→ Dataset content:

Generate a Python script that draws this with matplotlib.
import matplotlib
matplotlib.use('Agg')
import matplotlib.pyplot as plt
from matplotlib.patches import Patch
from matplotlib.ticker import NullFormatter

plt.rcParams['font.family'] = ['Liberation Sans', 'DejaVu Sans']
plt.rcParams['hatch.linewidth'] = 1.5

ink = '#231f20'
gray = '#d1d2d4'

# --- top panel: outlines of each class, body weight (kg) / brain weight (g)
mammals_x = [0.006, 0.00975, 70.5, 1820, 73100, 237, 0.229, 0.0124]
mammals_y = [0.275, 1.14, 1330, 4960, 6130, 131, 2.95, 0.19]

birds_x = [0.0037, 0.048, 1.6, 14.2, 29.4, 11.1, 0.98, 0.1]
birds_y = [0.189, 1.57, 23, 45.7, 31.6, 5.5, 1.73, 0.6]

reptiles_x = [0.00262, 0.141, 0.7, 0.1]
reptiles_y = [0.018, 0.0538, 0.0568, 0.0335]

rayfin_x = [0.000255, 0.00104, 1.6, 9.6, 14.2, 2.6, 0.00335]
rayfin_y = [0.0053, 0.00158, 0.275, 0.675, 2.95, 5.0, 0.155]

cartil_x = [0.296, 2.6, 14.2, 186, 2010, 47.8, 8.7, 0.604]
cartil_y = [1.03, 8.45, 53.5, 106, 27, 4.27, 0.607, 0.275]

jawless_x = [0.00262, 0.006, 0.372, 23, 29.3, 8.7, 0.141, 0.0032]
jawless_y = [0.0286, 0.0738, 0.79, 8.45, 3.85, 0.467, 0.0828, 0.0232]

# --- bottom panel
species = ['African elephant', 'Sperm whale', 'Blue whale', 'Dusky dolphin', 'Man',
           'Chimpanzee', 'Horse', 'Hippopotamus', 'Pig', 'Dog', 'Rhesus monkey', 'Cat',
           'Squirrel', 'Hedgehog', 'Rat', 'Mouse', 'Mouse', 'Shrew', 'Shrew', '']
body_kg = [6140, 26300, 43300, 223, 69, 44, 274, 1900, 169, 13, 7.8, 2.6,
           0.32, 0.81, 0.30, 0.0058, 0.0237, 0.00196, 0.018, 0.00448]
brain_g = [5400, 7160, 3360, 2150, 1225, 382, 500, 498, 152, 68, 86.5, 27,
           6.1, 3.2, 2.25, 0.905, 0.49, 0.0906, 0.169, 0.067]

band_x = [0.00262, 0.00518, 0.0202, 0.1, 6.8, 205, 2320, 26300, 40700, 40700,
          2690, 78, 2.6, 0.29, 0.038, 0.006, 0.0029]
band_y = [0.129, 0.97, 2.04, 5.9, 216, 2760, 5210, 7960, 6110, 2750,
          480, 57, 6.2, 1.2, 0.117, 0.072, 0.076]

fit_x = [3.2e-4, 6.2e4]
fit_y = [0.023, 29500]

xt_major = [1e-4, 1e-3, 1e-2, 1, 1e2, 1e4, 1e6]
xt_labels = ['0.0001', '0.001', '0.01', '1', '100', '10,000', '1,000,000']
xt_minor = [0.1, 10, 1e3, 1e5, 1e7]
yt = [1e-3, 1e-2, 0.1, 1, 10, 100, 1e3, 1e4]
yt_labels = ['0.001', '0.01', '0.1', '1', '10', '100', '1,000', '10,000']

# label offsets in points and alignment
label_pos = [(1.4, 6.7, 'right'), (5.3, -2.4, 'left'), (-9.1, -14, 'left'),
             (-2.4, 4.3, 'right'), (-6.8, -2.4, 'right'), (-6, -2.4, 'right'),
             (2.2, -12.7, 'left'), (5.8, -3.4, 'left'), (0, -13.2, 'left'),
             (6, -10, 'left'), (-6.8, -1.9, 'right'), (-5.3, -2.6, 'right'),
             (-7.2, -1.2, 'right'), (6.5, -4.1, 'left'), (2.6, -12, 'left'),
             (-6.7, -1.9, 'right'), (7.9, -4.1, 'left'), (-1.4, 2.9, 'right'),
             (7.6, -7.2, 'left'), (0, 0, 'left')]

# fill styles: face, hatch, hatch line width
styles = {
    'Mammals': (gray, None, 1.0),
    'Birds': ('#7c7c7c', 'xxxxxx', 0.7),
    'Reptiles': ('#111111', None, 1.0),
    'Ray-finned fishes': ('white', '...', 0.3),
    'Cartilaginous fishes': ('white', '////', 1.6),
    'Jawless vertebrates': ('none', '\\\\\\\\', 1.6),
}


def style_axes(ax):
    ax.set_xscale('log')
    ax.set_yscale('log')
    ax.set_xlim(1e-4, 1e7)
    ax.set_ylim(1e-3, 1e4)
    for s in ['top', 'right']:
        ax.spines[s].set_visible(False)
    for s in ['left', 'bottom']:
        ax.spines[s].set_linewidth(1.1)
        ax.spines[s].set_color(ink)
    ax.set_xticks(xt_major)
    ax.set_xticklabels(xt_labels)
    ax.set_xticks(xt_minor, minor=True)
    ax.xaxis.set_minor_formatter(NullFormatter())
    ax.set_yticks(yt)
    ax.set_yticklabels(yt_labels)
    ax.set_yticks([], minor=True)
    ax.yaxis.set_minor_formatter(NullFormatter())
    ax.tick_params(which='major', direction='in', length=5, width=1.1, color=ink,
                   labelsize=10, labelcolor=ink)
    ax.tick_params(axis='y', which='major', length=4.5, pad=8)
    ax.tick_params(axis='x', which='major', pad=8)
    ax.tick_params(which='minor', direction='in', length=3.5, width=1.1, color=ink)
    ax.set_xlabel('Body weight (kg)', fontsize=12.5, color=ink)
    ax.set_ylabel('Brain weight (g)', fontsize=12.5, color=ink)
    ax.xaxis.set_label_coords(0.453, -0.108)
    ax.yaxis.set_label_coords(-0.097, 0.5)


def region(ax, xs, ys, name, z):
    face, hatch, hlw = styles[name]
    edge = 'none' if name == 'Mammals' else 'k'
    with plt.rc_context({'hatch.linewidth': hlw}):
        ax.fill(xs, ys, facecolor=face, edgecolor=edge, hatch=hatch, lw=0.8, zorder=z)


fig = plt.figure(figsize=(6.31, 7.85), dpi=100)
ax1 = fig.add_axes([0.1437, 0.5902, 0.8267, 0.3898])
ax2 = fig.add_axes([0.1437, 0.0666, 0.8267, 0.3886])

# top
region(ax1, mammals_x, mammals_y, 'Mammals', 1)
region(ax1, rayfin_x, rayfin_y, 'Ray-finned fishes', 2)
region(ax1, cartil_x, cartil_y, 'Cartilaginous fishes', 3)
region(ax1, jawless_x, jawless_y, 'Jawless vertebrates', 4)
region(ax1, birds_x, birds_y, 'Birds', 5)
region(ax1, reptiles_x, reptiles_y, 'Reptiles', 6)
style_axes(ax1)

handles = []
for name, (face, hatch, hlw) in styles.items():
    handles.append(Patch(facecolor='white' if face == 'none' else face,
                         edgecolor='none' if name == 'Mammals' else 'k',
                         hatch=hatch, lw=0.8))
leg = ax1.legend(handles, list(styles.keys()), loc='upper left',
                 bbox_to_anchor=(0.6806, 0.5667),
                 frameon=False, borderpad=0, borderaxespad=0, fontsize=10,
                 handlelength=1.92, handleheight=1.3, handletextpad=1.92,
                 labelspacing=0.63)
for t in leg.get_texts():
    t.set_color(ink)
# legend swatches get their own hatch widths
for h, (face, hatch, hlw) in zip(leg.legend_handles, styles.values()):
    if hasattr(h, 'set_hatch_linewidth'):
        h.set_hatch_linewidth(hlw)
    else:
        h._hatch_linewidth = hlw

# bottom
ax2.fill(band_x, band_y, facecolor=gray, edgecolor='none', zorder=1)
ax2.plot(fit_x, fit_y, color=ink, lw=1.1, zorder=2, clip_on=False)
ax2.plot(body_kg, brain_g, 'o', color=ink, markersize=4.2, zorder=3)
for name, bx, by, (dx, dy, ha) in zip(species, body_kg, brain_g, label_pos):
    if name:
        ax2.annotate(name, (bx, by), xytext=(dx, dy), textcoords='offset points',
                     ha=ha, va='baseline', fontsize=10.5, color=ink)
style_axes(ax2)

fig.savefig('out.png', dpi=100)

→ What this task involves: Your output must be the lines of the material above, from the first through the line that contains "0.467, 0.0828, 0.0232]", copied exactly. Include both endpoints and nothing else.

→ Problem solution:
Generate a Python script that draws this with matplotlib.
import matplotlib
matplotlib.use('Agg')
import matplotlib.pyplot as plt
from matplotlib.patches import Patch
from matplotlib.ticker import NullFormatter

plt.rcParams['font.family'] = ['Liberation Sans', 'DejaVu Sans']
plt.rcParams['hatch.linewidth'] = 1.5

ink = '#231f20'
gray = '#d1d2d4'

# --- top panel: outlines of each class, body weight (kg) / brain weight (g)
mammals_x = [0.006, 0.00975, 70.5, 1820, 73100, 237, 0.229, 0.0124]
mammals_y = [0.275, 1.14, 1330, 4960, 6130, 131, 2.95, 0.19]

birds_x = [0.0037, 0.048, 1.6, 14.2, 29.4, 11.1, 0.98, 0.1]
birds_y = [0.189, 1.57, 23, 45.7, 31.6, 5.5, 1.73, 0.6]

reptiles_x = [0.00262, 0.141, 0.7, 0.1]
reptiles_y = [0.018, 0.0538, 0.0568, 0.0335]

rayfin_x = [0.000255, 0.00104, 1.6, 9.6, 14.2, 2.6, 0.00335]
rayfin_y = [0.0053, 0.00158, 0.275, 0.675, 2.95, 5.0, 0.155]

cartil_x = [0.296, 2.6, 14.2, 186, 2010, 47.8, 8.7, 0.604]
cartil_y = [1.03, 8.45, 53.5, 106, 27, 4.27, 0.607, 0.275]

jawless_x = [0.00262, 0.006, 0.372, 23, 29.3, 8.7, 0.141, 0.0032]
jawless_y = [0.0286, 0.0738, 0.79, 8.45, 3.85, 0.467, 0.0828, 0.0232]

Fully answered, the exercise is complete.